*Provided material*:
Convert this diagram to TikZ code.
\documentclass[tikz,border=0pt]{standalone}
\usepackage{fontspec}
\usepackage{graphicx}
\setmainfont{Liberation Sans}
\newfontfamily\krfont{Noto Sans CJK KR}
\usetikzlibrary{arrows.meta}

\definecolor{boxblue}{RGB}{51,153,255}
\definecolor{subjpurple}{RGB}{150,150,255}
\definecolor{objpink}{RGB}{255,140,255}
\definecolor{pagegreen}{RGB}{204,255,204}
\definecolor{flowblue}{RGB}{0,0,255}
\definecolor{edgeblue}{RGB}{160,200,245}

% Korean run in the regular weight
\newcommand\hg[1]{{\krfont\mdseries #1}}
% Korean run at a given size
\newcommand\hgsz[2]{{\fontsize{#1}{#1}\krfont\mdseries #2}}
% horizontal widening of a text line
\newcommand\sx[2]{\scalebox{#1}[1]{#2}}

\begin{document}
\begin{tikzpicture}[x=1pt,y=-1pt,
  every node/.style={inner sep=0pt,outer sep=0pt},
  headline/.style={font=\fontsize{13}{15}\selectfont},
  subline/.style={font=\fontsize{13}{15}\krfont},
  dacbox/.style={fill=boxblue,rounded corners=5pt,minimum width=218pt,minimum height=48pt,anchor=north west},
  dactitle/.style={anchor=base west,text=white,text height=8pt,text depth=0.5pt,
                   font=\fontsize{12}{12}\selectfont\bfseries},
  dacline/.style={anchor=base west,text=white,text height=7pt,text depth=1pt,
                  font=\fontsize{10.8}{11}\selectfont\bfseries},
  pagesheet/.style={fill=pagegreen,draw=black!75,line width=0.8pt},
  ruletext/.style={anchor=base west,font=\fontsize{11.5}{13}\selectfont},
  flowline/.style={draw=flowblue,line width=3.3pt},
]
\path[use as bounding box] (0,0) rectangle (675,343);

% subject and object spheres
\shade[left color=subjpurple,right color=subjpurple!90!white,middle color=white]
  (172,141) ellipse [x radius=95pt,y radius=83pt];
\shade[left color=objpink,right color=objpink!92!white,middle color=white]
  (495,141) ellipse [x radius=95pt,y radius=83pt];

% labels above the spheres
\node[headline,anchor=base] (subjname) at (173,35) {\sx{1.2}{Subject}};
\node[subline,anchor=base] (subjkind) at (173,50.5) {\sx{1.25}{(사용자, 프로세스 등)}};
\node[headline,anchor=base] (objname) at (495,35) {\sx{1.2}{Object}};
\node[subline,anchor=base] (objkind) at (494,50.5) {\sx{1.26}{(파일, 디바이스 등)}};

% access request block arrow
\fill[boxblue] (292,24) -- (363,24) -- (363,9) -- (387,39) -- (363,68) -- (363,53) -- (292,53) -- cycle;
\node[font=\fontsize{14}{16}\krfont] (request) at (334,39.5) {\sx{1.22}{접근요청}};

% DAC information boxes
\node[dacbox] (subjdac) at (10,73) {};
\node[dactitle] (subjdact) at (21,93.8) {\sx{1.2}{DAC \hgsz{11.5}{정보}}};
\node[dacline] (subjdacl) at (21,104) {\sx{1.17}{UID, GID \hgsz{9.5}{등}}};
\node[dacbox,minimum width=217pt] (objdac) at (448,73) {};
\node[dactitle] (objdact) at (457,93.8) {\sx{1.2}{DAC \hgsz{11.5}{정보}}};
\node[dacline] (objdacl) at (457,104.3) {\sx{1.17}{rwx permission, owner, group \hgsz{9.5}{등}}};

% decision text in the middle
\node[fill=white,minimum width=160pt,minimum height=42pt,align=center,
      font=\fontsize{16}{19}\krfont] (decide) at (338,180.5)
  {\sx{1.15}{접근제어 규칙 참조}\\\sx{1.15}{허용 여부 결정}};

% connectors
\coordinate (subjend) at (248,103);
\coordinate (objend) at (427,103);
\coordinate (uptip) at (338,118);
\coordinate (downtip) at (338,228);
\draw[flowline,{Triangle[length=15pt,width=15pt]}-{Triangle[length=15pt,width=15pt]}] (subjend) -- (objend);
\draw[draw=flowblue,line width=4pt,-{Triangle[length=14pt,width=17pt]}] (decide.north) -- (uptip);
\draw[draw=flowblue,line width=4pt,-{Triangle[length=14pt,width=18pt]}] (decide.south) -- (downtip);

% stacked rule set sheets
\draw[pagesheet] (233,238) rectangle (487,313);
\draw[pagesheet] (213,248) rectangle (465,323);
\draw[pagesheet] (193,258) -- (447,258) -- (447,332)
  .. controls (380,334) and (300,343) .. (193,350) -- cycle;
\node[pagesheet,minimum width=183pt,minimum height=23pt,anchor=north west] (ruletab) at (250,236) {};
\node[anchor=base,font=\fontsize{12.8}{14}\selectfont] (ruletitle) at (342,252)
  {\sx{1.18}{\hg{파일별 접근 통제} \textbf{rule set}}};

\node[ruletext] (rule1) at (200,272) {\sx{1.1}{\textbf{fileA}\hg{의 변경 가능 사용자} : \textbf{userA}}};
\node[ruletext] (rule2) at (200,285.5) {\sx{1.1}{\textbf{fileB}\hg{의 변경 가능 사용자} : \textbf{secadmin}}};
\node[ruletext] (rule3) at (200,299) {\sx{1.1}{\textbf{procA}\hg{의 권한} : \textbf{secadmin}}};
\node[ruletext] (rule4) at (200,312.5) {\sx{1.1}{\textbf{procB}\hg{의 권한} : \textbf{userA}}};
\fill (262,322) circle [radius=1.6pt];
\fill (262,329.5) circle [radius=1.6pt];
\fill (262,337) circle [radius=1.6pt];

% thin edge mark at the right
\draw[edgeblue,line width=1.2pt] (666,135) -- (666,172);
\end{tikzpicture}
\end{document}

*Exercise brief*:
Copy out the whole listing exactly.

*Written reply*:
Convert this diagram to TikZ code.
\documentclass[tikz,border=0pt]{standalone}
\usepackage{fontspec}
\usepackage{graphicx}
\setmainfont{Liberation Sans}
\newfontfamily\krfont{Noto Sans CJK KR}
\usetikzlibrary{arrows.meta}

\definecolor{boxblue}{RGB}{51,153,255}
\definecolor{subjpurple}{RGB}{150,150,255}
\definecolor{objpink}{RGB}{255,140,255}
\definecolor{pagegreen}{RGB}{204,255,204}
\definecolor{flowblue}{RGB}{0,0,255}
\definecolor{edgeblue}{RGB}{160,200,245}

% Korean run in the regular weight
\newcommand\hg[1]{{\krfont\mdseries #1}}
% Korean run at a given size
\newcommand\hgsz[2]{{\fontsize{#1}{#1}\krfont\mdseries #2}}
% horizontal widening of a text line
\newcommand\sx[2]{\scalebox{#1}[1]{#2}}

\begin{document}
\begin{tikzpicture}[x=1pt,y=-1pt,
  every node/.style={inner sep=0pt,outer sep=0pt},
  headline/.style={font=\fontsize{13}{15}\selectfont},
  subline/.style={font=\fontsize{13}{15}\krfont},
  dacbox/.style={fill=boxblue,rounded corners=5pt,minimum width=218pt,minimum height=48pt,anchor=north west},
  dactitle/.style={anchor=base west,text=white,text height=8pt,text depth=0.5pt,
                   font=\fontsize{12}{12}\selectfont\bfseries},
  dacline/.style={anchor=base west,text=white,text height=7pt,text depth=1pt,
                  font=\fontsize{10.8}{11}\selectfont\bfseries},
  pagesheet/.style={fill=pagegreen,draw=black!75,line width=0.8pt},
  ruletext/.style={anchor=base west,font=\fontsize{11.5}{13}\selectfont},
  flowline/.style={draw=flowblue,line width=3.3pt},
]
\path[use as bounding box] (0,0) rectangle (675,343);

% subject and object spheres
\shade[left color=subjpurple,right color=subjpurple!90!white,middle color=white]
  (172,141) ellipse [x radius=95pt,y radius=83pt];
\shade[left color=objpink,right color=objpink!92!white,middle color=white]
  (495,141) ellipse [x radius=95pt,y radius=83pt];

% labels above the spheres
\node[headline,anchor=base] (subjname) at (173,35) {\sx{1.2}{Subject}};
\node[subline,anchor=base] (subjkind) at (173,50.5) {\sx{1.25}{(사용자, 프로세스 등)}};
\node[headline,anchor=base] (objname) at (495,35) {\sx{1.2}{Object}};
\node[subline,anchor=base] (objkind) at (494,50.5) {\sx{1.26}{(파일, 디바이스 등)}};

% access request block arrow
\fill[boxblue] (292,24) -- (363,24) -- (363,9) -- (387,39) -- (363,68) -- (363,53) -- (292,53) -- cycle;
\node[font=\fontsize{14}{16}\krfont] (request) at (334,39.5) {\sx{1.22}{접근요청}};

% DAC information boxes
\node[dacbox] (subjdac) at (10,73) {};
\node[dactitle] (subjdact) at (21,93.8) {\sx{1.2}{DAC \hgsz{11.5}{정보}}};
\node[dacline] (subjdacl) at (21,104) {\sx{1.17}{UID, GID \hgsz{9.5}{등}}};
\node[dacbox,minimum width=217pt] (objdac) at (448,73) {};
\node[dactitle] (objdact) at (457,93.8) {\sx{1.2}{DAC \hgsz{11.5}{정보}}};
\node[dacline] (objdacl) at (457,104.3) {\sx{1.17}{rwx permission, owner, group \hgsz{9.5}{등}}};

% decision text in the middle
\node[fill=white,minimum width=160pt,minimum height=42pt,align=center,
      font=\fontsize{16}{19}\krfont] (decide) at (338,180.5)
  {\sx{1.15}{접근제어 규칙 참조}\\\sx{1.15}{허용 여부 결정}};

% connectors
\coordinate (subjend) at (248,103);
\coordinate (objend) at (427,103);
\coordinate (uptip) at (338,118);
\coordinate (downtip) at (338,228);
\draw[flowline,{Triangle[length=15pt,width=15pt]}-{Triangle[length=15pt,width=15pt]}] (subjend) -- (objend);
\draw[draw=flowblue,line width=4pt,-{Triangle[length=14pt,width=17pt]}] (decide.north) -- (uptip);
\draw[draw=flowblue,line width=4pt,-{Triangle[length=14pt,width=18pt]}] (decide.south) -- (downtip);

% stacked rule set sheets
\draw[pagesheet] (233,238) rectangle (487,313);
\draw[pagesheet] (213,248) rectangle (465,323);
\draw[pagesheet] (193,258) -- (447,258) -- (447,332)
  .. controls (380,334) and (300,343) .. (193,350) -- cycle;
\node[pagesheet,minimum width=183pt,minimum height=23pt,anchor=north west] (ruletab) at (250,236) {};
\node[anchor=base,font=\fontsize{12.8}{14}\selectfont] (ruletitle) at (342,252)
  {\sx{1.18}{\hg{파일별 접근 통제} \textbf{rule set}}};

\node[ruletext] (rule1) at (200,272) {\sx{1.1}{\textbf{fileA}\hg{의 변경 가능 사용자} : \textbf{userA}}};
\node[ruletext] (rule2) at (200,285.5) {\sx{1.1}{\textbf{fileB}\hg{의 변경 가능 사용자} : \textbf{secadmin}}};
\node[ruletext] (rule3) at (200,299) {\sx{1.1}{\textbf{procA}\hg{의 권한} : \textbf{secadmin}}};
\node[ruletext] (rule4) at (200,312.5) {\sx{1.1}{\textbf{procB}\hg{의 권한} : \textbf{userA}}};
\fill (262,322) circle [radius=1.6pt];
\fill (262,329.5) circle [radius=1.6pt];
\fill (262,337) circle [radius=1.6pt];

% thin edge mark at the right
\draw[edgeblue,line width=1.2pt] (666,135) -- (666,172);
\end{tikzpicture}
\end{document}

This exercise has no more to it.